Wow. Tbh, I have no idea what is causing this, typeof items[0].json.text tells me the data coming from the Read PDF node is a valid string. I’ll see if I can revisit this when I have some more time on my hands, for now thanks so much for sharing a solution here @dickhoning!

This has indeed fixed it so that I can use the output of the Read PDF node but has broken my regex due to all the page breaks being converted to the literal “\n” :sweat_smile:

I think I’m going to have to put this project on pause because the Asana node has an issue now as well when I try to create a subtask for each item from the function node, the first item goes through and the rest have this cryptic error.

The second error is most likely due to an expression only working for the first item. Seems like asana is expecting a numeric value for your task field - which expression are you using for that field?

Definitely a numeric value, the gid of the parent task.
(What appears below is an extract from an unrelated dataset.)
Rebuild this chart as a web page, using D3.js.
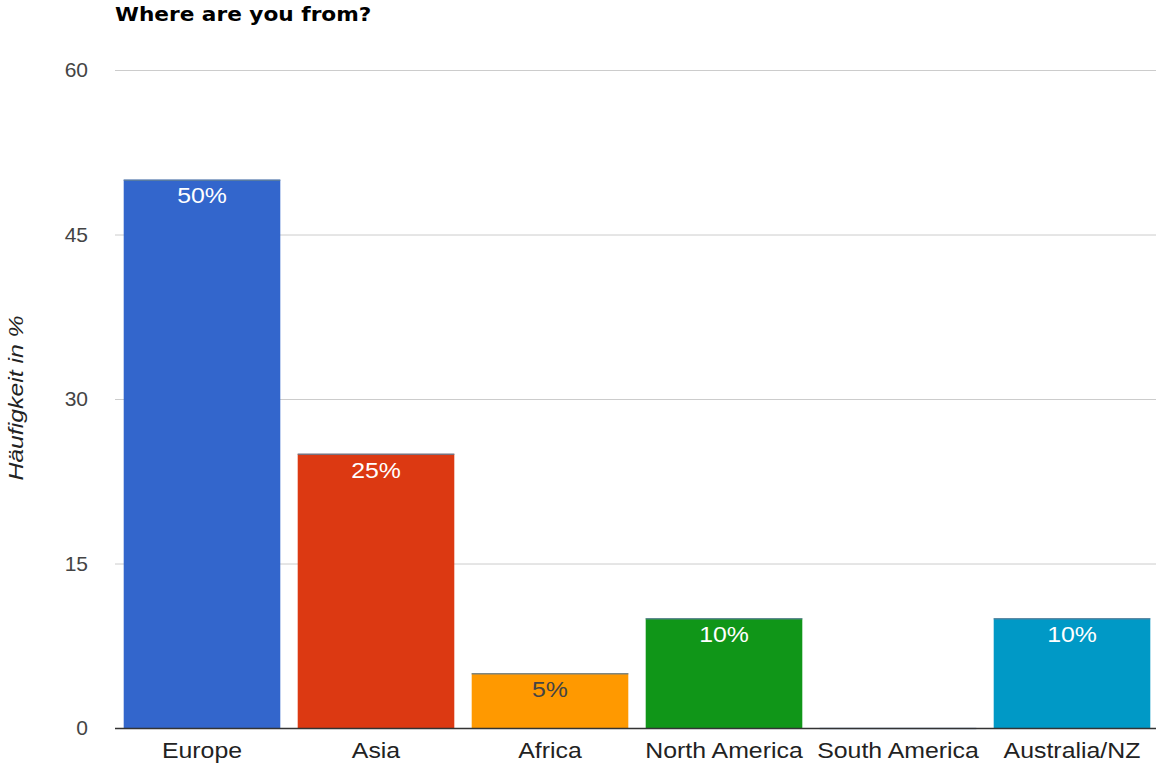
<!DOCTYPE html>
<html><head><meta charset="utf-8">
<script src="https://cdn.jsdelivr.net/npm/d3@7"></script>
<style>body{margin:0;background:#fff;} text{font-family:"Liberation Sans",Arial,sans-serif;}</style>
</head><body>
<svg id="chart" width="1156" height="772"></svg>
<script>
const categories = ["Europe","Asia","Africa","North America","South America","Australia/NZ"];
const values = [50,25,5,10,0,10];
const labels = ["50%","25%","5%","10%","","10%"];
const colors = ["#3366cc","#dc3912","#ff9900","#109618","#990099","#0099c6"];
const labelColors = ["#ffffff","#ffffff","#444444","#ffffff","#ffffff","#ffffff"];
const yTicks = [0,15,30,45,60];
const title = "Where are you from?";
const yTitle = "Häufigkeit in %";

const svg = d3.select("#chart");
const x = d3.scaleBand().domain(categories).range([115,1159]).paddingInner(0.1).paddingOuter(0.05);
const y = d3.scaleLinear().domain([0,60]).range([728,70]);
const SX = 1.13;

// gridlines
svg.append("g").selectAll("line").data(yTicks.filter(d=>d>0)).join("line")
  .attr("x1",115).attr("x2",1156).attr("y1",d=>y(d)+0.5).attr("y2",d=>y(d)+0.5)
  .attr("stroke","#cccccc").attr("stroke-width",1);

// y tick labels
svg.append("g").selectAll("text").data(yTicks).join("text")
  .attr("x",88).attr("y",d=>y(d)).attr("dy","0.35em").attr("text-anchor","end")
  .attr("font-size",21).attr("fill","#444").text(d=>d);

// bars
svg.append("g").selectAll("rect").data(categories).join("rect")
  .attr("x",d=>x(d)).attr("width",x.bandwidth())
  .attr("y",(d,i)=>y(values[i])).attr("height",(d,i)=>y(0)-y(values[i]))
  .attr("fill",(d,i)=>colors[i]);

// thin top lines (zero-height stacked series)
svg.append("g").selectAll("line").data(categories).join("line")
  .attr("x1",d=>x(d)).attr("x2",d=>x(d)+x.bandwidth())
  .attr("y1",(d,i)=>y(values[i])+0.5).attr("y2",(d,i)=>y(values[i])+0.5)
  .attr("stroke",(d,i)=>values[i]===0?"#7a9cc8":"#5f7f99").attr("stroke-width",1.5).attr("opacity",0.8);

// baseline
svg.append("line").attr("x1",115).attr("x2",1156).attr("y1",y(0)+0.5).attr("y2",y(0)+0.5)
  .attr("stroke","#333").attr("stroke-width",1.5);

// value labels
svg.append("g").selectAll("text").data(categories).join("text")
  .attr("transform",(d,i)=>`translate(${x(d)+x.bandwidth()/2},${y(values[i])+16}) scale(${SX},1)`)
  .attr("dy","0.35em")
  .attr("text-anchor","middle").attr("font-size",22).attr("fill",(d,i)=>labelColors[i])
  .text((d,i)=>labels[i]);

// category labels
svg.append("g").selectAll("text").data(categories).join("text")
  .attr("transform",d=>`translate(${x(d)+x.bandwidth()/2},750) scale(${SX},1)`)
  .attr("dy","0.35em")
  .attr("text-anchor","middle").attr("font-size",22).attr("fill","#222").text(d=>d);

// title
svg.append("text").attr("transform","translate(115,21) scale(1.14,1)").attr("font-size",19).attr("font-weight","bold")
  .style("font-family","'DejaVu Sans',Verdana,sans-serif")
  .attr("fill","#000").text(title);

// y axis title
svg.append("text").attr("transform","translate(23,398) rotate(-90) scale(1.18,1)").attr("text-anchor","middle")
  .attr("font-size",21).attr("font-style","italic").attr("fill","#222").text(yTitle);
</script>
</body></html>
Have tried it with the Asana node and the HTTP Node, (in JSON format) and both create the first item without problems and the second onwards all have the same 400 Error. The gid doesn’t change between tasks which is strange.

Hey @ugly, and this gid of the parent task would be fetched using an expression? Are you using $item(0) in your expression as described here?

If not, your expression would for the first item it processes try to read the first element from the node providing your gid value. Then for the second item if would try and read the second element from the node providing your gid value which I suspect might fail from the sounds of it.

1 Like

Hot damn I learned something new again, thanks @MutedJam! And thanks @dickhoning for the stringify hack!

I’d be interested in knowing what the problem with the Read PDF Node was if you do ever figure it out.